§ TASK REQUIREMENTS:
Quote from the first line below through the line that contains "15, 11, 6, 0];", both included, and leave the pictures out.

§ SUPPLIED RECORDS:
- - - -
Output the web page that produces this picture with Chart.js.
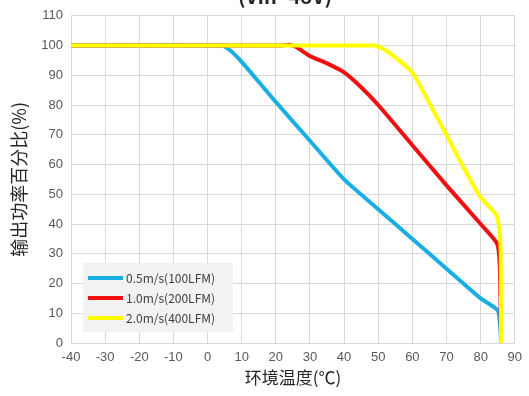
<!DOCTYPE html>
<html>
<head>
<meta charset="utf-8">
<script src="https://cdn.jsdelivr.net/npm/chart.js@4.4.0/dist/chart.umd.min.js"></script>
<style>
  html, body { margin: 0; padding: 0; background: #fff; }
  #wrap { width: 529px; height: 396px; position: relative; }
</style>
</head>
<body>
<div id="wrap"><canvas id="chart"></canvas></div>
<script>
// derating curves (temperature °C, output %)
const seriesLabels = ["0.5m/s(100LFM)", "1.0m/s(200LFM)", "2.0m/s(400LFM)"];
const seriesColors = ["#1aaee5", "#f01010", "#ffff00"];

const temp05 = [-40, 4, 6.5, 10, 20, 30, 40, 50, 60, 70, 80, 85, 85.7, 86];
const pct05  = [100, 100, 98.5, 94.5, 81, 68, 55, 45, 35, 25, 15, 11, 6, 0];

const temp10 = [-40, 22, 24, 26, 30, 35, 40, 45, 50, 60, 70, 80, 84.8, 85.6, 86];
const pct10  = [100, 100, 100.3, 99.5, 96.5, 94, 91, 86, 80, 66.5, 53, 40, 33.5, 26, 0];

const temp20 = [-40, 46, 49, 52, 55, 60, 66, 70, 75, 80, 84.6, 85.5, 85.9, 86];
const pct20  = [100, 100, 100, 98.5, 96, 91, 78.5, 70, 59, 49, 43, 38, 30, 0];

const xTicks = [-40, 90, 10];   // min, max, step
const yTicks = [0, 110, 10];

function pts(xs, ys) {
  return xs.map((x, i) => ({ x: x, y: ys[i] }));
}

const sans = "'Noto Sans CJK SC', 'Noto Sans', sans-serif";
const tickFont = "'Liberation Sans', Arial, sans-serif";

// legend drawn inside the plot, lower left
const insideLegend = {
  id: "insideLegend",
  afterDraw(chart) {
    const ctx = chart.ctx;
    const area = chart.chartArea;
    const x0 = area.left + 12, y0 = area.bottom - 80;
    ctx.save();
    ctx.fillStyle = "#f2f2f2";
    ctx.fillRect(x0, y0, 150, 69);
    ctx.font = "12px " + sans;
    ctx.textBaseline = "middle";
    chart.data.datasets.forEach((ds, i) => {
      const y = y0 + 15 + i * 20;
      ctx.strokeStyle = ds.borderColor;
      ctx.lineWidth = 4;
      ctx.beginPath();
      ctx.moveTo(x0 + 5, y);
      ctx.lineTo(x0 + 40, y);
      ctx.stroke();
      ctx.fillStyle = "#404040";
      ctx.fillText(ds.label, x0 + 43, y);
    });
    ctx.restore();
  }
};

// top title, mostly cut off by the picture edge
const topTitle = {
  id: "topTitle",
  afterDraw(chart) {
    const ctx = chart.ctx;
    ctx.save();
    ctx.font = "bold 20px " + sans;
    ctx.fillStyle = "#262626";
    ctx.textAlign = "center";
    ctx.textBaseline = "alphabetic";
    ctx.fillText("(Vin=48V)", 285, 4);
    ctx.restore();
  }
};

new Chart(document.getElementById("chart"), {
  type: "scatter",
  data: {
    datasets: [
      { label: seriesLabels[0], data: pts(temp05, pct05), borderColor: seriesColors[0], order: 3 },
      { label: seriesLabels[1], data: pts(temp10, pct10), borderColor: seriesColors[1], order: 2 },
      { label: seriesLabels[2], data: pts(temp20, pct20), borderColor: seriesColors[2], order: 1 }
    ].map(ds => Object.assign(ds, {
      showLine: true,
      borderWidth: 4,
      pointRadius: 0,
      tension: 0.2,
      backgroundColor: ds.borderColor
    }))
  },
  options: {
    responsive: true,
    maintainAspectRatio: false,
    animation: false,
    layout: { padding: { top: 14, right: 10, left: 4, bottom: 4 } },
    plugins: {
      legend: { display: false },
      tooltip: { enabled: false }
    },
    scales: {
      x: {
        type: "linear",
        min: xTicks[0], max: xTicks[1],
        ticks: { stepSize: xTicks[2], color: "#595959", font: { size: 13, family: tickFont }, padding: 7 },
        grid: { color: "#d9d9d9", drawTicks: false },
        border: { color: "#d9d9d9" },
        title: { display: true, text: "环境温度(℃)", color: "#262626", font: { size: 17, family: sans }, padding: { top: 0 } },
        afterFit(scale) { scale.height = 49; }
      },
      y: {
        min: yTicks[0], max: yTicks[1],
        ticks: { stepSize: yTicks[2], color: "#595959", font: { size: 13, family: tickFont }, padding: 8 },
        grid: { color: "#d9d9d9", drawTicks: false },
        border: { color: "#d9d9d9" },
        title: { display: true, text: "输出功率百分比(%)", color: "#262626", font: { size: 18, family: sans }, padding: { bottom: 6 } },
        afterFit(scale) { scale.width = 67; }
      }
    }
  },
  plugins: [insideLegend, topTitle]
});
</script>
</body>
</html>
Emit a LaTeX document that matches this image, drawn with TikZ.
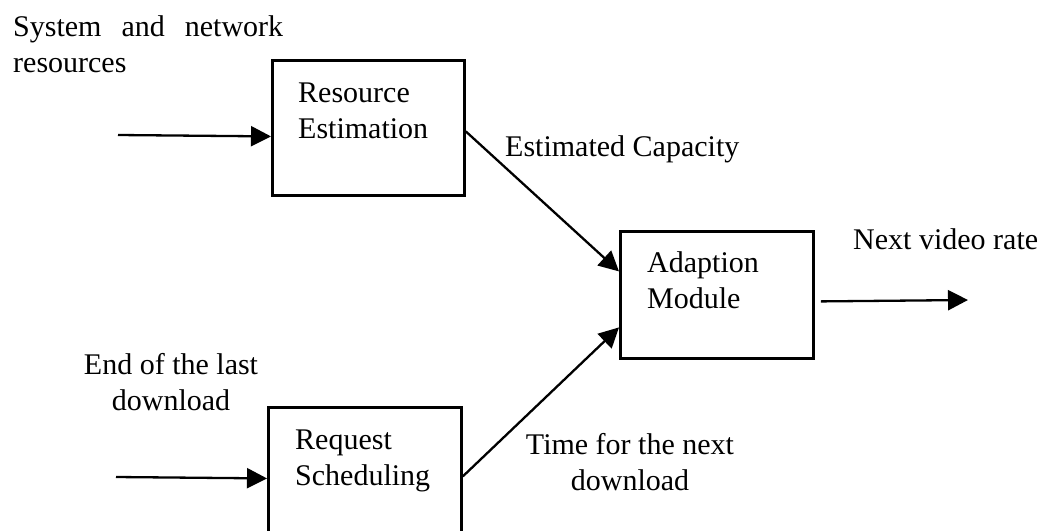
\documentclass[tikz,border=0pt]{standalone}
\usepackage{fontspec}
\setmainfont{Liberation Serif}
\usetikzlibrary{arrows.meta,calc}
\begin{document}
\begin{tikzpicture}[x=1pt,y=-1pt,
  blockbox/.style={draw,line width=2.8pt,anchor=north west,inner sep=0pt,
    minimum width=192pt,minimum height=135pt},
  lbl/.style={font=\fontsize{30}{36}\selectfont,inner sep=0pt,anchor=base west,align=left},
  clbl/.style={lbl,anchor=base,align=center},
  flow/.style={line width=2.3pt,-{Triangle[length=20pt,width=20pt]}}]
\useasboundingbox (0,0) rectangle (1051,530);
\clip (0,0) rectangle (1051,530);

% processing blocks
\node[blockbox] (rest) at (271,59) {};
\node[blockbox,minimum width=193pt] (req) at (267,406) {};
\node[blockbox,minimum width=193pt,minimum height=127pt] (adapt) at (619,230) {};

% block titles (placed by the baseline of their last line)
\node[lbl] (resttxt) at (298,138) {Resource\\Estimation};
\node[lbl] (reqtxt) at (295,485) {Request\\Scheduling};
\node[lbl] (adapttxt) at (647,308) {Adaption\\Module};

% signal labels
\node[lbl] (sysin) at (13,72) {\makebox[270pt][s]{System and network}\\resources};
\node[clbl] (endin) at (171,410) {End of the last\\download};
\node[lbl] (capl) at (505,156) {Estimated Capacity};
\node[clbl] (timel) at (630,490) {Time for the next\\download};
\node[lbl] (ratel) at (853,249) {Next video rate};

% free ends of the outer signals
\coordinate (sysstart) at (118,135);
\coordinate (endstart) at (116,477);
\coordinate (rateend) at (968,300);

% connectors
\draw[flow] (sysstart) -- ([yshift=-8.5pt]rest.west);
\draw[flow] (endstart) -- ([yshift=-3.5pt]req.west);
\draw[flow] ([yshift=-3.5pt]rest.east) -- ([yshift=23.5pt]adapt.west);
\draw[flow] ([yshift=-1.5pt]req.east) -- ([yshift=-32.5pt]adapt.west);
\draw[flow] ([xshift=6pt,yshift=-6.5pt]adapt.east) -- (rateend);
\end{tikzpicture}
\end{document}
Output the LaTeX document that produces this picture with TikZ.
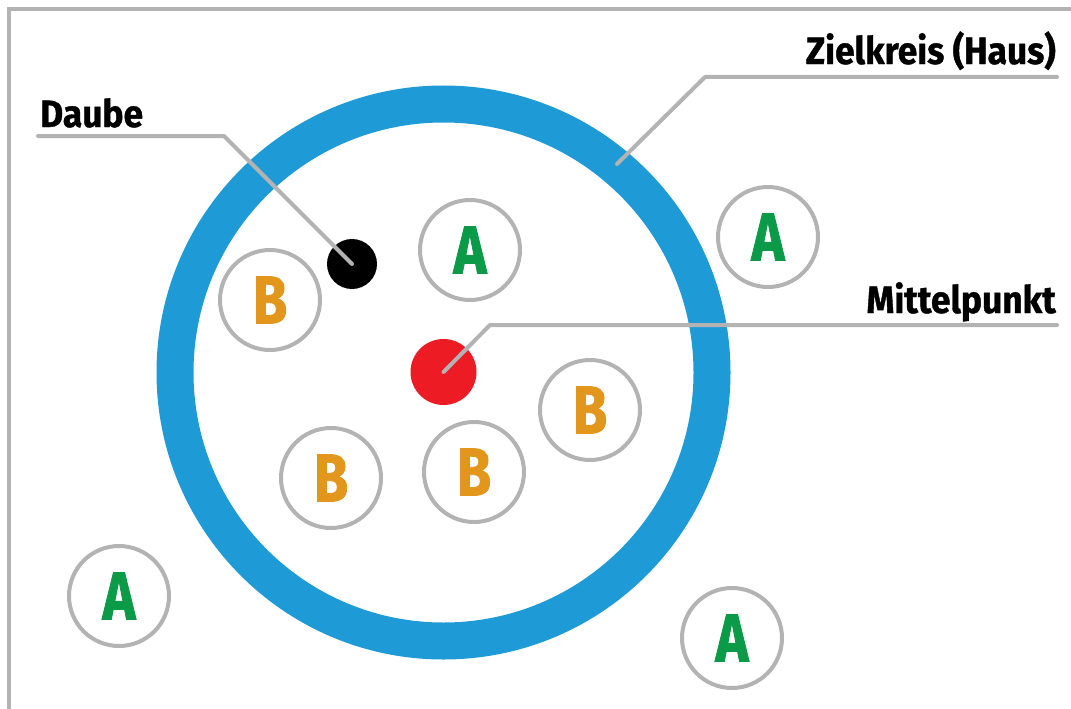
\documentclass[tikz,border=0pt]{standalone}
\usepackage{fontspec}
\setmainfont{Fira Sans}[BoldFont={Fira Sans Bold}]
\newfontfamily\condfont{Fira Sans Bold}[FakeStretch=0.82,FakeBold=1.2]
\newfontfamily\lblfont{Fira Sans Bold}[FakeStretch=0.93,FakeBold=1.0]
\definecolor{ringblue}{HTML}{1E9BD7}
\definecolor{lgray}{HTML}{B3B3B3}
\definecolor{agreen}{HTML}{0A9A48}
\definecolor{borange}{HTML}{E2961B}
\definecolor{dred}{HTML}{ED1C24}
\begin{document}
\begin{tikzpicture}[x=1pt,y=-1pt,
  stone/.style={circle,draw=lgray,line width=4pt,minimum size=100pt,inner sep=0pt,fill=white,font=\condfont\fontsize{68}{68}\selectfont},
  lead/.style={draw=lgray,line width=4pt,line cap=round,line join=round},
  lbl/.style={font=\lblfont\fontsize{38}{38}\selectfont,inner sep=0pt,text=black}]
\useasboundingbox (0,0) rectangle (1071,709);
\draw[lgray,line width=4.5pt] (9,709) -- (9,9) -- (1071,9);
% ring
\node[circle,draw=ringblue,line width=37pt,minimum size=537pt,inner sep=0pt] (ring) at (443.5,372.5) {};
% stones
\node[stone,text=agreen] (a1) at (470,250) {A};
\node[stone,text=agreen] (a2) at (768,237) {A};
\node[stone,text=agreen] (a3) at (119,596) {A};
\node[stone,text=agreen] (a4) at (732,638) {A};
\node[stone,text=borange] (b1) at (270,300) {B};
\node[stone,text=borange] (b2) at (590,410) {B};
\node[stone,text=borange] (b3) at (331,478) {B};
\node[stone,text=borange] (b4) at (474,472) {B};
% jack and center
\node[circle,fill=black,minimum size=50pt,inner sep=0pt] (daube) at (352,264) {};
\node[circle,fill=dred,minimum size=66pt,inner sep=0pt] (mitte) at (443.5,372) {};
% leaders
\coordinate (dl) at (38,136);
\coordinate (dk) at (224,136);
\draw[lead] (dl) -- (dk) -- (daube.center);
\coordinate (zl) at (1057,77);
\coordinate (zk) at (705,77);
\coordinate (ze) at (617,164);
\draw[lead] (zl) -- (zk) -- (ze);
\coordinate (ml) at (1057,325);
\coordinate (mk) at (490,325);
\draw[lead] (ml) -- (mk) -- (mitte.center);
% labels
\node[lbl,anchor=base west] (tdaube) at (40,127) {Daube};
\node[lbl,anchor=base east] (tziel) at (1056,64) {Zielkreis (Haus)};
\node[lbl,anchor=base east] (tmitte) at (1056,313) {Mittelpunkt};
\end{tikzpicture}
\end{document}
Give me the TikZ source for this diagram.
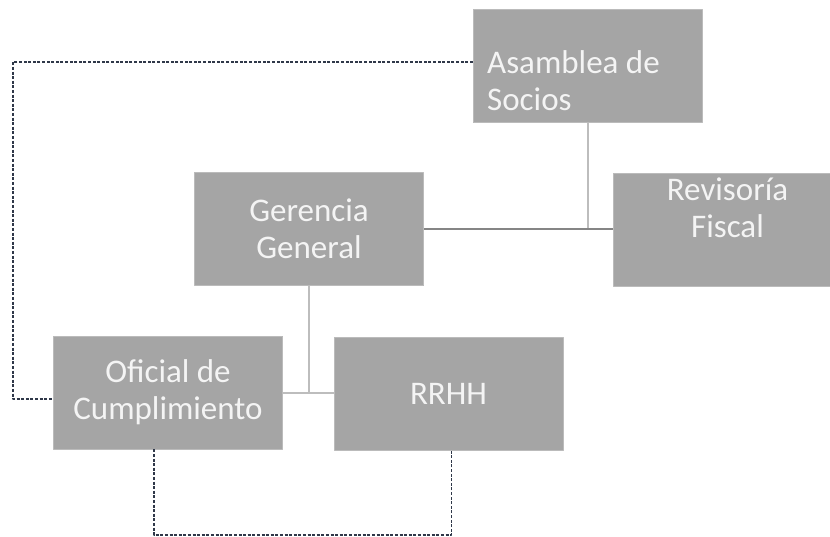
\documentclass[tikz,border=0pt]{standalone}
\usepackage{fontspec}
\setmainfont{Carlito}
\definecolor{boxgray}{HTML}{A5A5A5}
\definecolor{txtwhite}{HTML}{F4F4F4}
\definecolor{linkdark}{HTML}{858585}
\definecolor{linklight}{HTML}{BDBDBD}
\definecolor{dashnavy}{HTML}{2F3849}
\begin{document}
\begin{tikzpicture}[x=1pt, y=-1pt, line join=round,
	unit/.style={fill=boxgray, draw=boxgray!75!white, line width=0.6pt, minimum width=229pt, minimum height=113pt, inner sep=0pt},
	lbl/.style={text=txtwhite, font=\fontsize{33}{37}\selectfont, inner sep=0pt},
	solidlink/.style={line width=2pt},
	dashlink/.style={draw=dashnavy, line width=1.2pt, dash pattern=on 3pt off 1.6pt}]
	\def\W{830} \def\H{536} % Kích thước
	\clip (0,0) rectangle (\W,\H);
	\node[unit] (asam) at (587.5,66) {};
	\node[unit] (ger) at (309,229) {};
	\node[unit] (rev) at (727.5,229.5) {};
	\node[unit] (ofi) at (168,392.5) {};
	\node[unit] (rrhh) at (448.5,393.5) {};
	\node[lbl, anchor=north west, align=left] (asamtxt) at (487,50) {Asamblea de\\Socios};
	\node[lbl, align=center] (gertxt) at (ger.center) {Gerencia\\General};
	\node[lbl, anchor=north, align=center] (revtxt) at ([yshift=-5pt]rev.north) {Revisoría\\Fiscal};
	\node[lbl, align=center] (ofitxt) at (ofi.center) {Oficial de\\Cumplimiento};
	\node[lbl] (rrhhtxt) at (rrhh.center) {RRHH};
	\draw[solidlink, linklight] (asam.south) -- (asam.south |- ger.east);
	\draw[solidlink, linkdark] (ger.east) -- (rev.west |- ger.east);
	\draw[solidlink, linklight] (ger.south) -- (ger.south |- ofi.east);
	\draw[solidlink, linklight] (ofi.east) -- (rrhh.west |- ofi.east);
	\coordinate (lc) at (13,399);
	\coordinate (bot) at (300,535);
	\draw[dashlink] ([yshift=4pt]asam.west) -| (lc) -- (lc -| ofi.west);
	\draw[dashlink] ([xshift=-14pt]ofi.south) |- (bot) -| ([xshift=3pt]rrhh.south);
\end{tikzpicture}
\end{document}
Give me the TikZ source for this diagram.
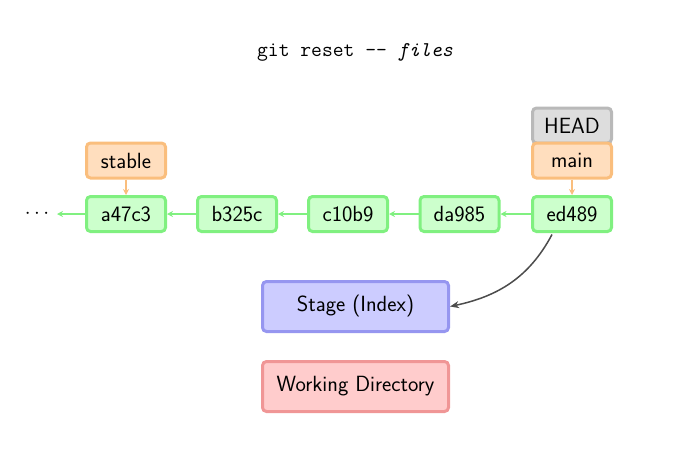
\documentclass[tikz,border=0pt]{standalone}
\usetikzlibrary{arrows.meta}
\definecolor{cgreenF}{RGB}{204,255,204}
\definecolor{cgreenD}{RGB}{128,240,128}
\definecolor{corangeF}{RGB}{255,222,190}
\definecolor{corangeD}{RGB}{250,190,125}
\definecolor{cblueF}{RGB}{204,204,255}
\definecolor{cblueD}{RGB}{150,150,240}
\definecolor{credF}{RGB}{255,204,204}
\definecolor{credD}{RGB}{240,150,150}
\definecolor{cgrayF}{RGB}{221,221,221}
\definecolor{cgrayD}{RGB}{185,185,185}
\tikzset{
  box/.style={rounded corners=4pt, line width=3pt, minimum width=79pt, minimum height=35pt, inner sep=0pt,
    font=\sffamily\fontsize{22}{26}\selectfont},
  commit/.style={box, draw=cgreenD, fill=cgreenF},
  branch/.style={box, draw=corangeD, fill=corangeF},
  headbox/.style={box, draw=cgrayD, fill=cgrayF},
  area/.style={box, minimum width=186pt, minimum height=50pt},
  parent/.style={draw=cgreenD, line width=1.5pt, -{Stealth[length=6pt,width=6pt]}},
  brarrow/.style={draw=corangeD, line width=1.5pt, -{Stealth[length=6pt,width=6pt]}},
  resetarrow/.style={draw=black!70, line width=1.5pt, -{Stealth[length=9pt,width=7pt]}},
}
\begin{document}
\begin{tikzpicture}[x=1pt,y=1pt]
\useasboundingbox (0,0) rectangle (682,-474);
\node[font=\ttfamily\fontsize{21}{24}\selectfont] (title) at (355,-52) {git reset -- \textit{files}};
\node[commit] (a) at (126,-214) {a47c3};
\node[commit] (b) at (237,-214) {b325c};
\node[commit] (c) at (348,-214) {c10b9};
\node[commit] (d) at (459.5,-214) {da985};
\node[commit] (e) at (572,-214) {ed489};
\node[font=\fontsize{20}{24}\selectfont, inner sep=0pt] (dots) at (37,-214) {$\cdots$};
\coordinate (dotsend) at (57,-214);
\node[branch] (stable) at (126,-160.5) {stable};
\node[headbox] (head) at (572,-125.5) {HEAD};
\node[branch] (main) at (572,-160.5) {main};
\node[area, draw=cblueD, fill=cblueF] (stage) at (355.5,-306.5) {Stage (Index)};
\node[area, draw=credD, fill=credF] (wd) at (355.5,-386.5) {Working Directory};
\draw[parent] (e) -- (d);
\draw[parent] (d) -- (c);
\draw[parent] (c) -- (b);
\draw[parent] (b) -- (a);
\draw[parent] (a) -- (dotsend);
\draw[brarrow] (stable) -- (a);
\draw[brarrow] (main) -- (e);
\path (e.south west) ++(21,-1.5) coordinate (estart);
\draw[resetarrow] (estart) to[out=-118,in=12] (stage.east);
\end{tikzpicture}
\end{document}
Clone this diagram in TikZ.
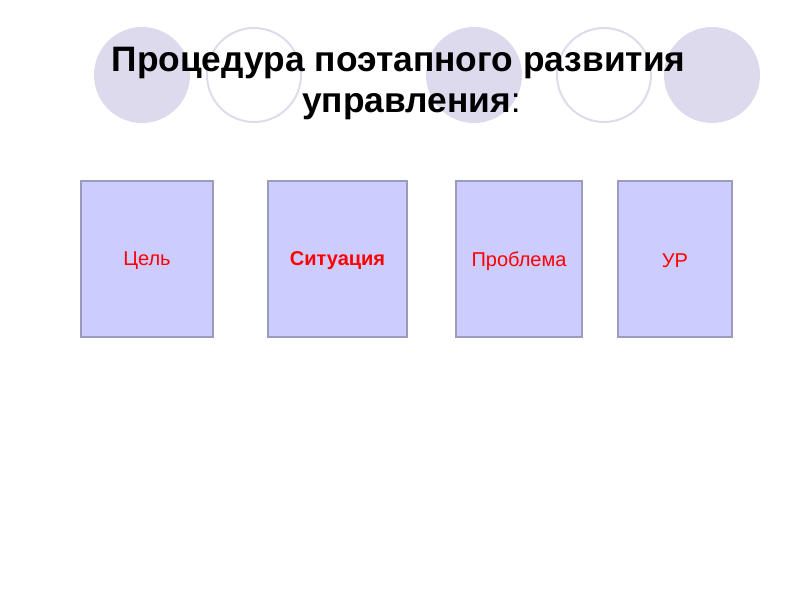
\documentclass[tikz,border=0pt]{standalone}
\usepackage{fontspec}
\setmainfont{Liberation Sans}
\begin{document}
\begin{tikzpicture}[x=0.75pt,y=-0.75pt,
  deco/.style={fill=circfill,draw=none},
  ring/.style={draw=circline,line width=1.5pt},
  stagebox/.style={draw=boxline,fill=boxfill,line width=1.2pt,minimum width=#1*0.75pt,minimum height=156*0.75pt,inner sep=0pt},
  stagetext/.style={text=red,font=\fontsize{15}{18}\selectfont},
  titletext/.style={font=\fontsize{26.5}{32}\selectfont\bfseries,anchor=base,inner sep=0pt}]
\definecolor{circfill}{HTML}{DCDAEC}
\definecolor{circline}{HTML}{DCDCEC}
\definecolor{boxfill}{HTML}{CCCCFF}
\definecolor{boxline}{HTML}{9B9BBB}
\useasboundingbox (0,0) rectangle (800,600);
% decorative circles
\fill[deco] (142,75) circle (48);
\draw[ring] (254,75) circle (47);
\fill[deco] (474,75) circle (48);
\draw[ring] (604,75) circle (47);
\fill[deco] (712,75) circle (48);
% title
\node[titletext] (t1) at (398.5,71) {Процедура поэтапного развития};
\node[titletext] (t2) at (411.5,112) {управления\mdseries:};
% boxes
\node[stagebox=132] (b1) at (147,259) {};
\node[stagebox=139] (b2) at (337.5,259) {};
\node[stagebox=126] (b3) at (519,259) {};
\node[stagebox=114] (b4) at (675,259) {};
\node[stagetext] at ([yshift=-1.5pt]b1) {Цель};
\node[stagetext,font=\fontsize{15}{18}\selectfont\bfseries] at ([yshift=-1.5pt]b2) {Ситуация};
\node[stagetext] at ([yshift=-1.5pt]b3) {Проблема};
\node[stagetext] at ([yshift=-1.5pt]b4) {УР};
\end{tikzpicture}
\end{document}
- - - -
§ WRITTEN REPLY:
Output the web page that produces this picture with Chart.js.
<!DOCTYPE html>
<html>
<head>
<meta charset="utf-8">
<script src="https://cdn.jsdelivr.net/npm/chart.js@4.4.0/dist/chart.umd.min.js"></script>
<style>
  html, body { margin: 0; padding: 0; background: #fff; }
  #wrap { width: 529px; height: 396px; position: relative; }
</style>
</head>
<body>
<div id="wrap"><canvas id="chart"></canvas></div>
<script>
// derating curves (temperature °C, output %)
const seriesLabels = ["0.5m/s(100LFM)", "1.0m/s(200LFM)", "2.0m/s(400LFM)"];
const seriesColors = ["#1aaee5", "#f01010", "#ffff00"];

const temp05 = [-40, 4, 6.5, 10, 20, 30, 40, 50, 60, 70, 80, 85, 85.7, 86];
const pct05  = [100, 100, 98.5, 94.5, 81, 68, 55, 45, 35, 25, 15, 11, 6, 0];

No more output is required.